Field Notes: A Murder, A Broken Promise & A Laughing Official

NIKITA JAIN & MEGHNA PRAKASH

Reporting takes us to places of tragedies, but no matter how many times we go to such places, it is hard to get used to dealing with those who fall victim to such tribulation, such as Shahrukh Tyagi, a well-mannered and confident young man we met on 18 October 2022.

We met Shahrukh, 28, when he was on his way to meet the sub-divisional magistrate or tehsildar in the town of Baghpat in western Uttar Pradesh. It had been 15 days since his father, Dawood, 50, had been lynched by a Hindu mob for unclear reasons. 

Since his father was beaten to death and 13 of the alleged assailants were still at large, Shahrukh had been provided with a police bodyguard. Shahrukh said he was satisfied with police investigations, which had led to four arrests.

A graduate of Delhi’s Jamia Millia Islamia University, preparing for business administration exams that would, hopefully, launch him into a career as a government official, Shahrukh knew his rights and, so, was chosen by his family as their representative before officialdom.

When he sat before the SDM, along with some village elders, a woman called Apoorva Yadav, we were with him and witnessed how even a son in mourning could not get the hard edge off this representative of the state government. 

Her colleagues had promised Shahrukh compensation and a job when they met him a few days after the murder, perhaps as recompense for a deadly incident that they did not want to declare a “communal incident”. Dawood, a wheat farmer, was the family’s sole earning member.

“More than my father’s death, it is this process to merely get the compensation that is giving me trauma,” Shahrukh said to Yadav. “I do not care about your money. I want respect. I lost my father because he was murdered.”

Yadav’s attitude was less than helpful, and she refused to stand by the commitment her colleagues—her predecessor and the police investigating officer—had made. 

At one point, Yadav started to laugh. “I am laughing at the situation and not at the tragedy,” she told Shahrukh, who, stressed, tried to speak, looked like he was about to cry and ended up staring at her.

“Promises made verbally have no value,” she said dismissively.

Recalling the day when the two officials made promises to him in their home village of Vinaipur, 540 km north of state capital Lucknow, Shahrukh said he felt pressured to accept their offer and gave in, thinking a job would be good for the family since they now had no one to bring in money. 

It was later in Vinaipur, a Muslim-majority village, that Shahrukh and others recalled the night of 2 September at 10.30 pm when 20 men on motorcycles attacked his father with bamboo sticks and country-made handguns.

Everyone escaped except Dawood. One of those who witnessed the brutal beating the men delivered was 18-year-old Lubna, Shahrukh’s sister. She shivered when we asked her about that day, but she had narrated the story often enough, so she recounted what happened in a flat, mechanical tone.

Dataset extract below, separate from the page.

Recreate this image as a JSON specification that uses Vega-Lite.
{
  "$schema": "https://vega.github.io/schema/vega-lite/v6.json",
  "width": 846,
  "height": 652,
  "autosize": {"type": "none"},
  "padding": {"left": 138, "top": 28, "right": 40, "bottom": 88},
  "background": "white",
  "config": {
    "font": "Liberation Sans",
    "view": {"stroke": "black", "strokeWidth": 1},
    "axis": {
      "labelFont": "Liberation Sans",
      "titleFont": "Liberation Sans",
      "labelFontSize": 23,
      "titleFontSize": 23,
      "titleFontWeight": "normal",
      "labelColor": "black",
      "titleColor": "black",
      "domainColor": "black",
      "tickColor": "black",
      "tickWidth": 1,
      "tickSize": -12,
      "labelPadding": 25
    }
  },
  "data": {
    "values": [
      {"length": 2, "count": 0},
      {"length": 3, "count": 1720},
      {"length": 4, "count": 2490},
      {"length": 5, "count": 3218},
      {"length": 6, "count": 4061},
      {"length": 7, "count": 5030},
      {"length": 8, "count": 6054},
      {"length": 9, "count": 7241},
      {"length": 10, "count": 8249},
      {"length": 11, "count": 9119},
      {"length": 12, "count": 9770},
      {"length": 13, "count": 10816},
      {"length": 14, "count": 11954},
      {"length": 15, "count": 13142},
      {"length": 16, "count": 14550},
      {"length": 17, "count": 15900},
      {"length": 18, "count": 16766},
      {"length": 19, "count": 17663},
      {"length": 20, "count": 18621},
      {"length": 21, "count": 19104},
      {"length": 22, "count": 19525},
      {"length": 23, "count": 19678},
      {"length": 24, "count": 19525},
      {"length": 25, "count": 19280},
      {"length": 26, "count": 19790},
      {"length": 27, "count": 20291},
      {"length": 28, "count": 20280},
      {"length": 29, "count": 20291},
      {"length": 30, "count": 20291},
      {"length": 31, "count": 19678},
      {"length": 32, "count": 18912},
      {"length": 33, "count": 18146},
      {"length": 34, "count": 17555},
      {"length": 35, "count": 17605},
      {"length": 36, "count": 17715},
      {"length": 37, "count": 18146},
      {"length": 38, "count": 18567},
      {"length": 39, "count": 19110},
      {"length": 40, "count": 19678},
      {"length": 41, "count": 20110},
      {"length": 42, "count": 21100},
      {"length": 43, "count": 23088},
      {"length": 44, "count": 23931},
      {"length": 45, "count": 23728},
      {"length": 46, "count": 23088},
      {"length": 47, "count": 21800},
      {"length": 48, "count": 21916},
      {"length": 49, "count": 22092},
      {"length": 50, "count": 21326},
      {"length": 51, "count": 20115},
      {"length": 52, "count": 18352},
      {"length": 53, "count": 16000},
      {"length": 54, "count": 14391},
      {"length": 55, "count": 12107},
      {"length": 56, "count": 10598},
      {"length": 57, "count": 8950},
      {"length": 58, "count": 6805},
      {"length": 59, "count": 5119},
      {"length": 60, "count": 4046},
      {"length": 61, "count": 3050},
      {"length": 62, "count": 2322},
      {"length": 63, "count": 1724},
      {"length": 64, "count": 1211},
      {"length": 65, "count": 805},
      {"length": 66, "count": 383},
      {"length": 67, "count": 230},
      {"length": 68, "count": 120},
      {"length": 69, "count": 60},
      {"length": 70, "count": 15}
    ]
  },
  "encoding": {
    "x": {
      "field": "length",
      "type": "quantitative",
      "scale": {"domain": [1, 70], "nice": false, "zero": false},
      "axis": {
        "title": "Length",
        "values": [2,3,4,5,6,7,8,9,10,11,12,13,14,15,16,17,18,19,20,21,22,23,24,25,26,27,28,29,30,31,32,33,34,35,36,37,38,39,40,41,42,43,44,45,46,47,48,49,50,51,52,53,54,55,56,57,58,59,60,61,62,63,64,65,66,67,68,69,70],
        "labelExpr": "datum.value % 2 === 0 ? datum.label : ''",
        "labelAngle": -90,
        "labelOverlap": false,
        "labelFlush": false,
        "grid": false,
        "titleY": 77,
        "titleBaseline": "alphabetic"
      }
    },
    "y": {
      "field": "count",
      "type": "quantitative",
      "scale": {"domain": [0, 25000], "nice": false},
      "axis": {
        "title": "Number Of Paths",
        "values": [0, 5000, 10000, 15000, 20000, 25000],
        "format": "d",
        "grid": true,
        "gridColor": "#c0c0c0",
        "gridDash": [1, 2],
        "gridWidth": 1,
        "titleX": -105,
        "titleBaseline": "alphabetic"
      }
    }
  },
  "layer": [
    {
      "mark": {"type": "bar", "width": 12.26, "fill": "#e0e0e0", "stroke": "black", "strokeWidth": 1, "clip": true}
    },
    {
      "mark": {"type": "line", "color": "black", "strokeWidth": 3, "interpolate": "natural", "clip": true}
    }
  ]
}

“I still can’t get over that night,” she said, her soft voice barely audible after we switched off the camera. “I cannot sleep. He died in front of me.” The eldest of three brothers and a sister, Shahrukh, looked on, dazed, as might be expected of a young man on whose shoulders familial burdens had unexpectedly fallen. 

“I was preparing for public administration, but that has been on hold,” she said, crestfallen. “Besides studies and tending to our farm, nothing else mattered.” 

What shook us was the reaction from their neighbours in the village of Bagot, a km away. They were Hindu Gurjars, and this is where the attackers had come from. There was tragedy here, too but of a different kind.

When we entered the homes of one of the accused, Dilip, and said we were reporters, his father ran away. His mother, Rajini, looked battered and beaten. “Hume nahin pata kuch bhi (I don’t know anything),” she said to any question. “Mere bete ki zindagi kharab ho rahi hai, bas (My son’s life is being ruined, that’s all)”.

We assumed this reluctance was related to a 14 October BBC story, in which Jayavati, a grandmother of one of the accused, Nikki, had said that she was sad that her grandson was arrested but that he had to “repent” for his deed. “I am sad he is in jail,” she had said. “But then why did he take someone’s life?”

Dawood’s lynching was a good example of how the peace has been shredded in numerous UP villages over recent years. There was never any trouble previously between Hindus and Muslims of Vinaipur and Bagot, but recent WhatsApp forwards have successfully spread misinformation and infused irrational hatred into their people.

Indeed, Shahrukh and his family find it hard to grasp what had happened and why.

Mujhe abhi tak samajh nai aa raha ki hua kya us din, ki mere abbu mare kyun gaye” (Until now, I cannot understand what happened that day, why my father was killed,”) said Shahrukh. “He was never enemies with anyone. What happened here that led to his killing?”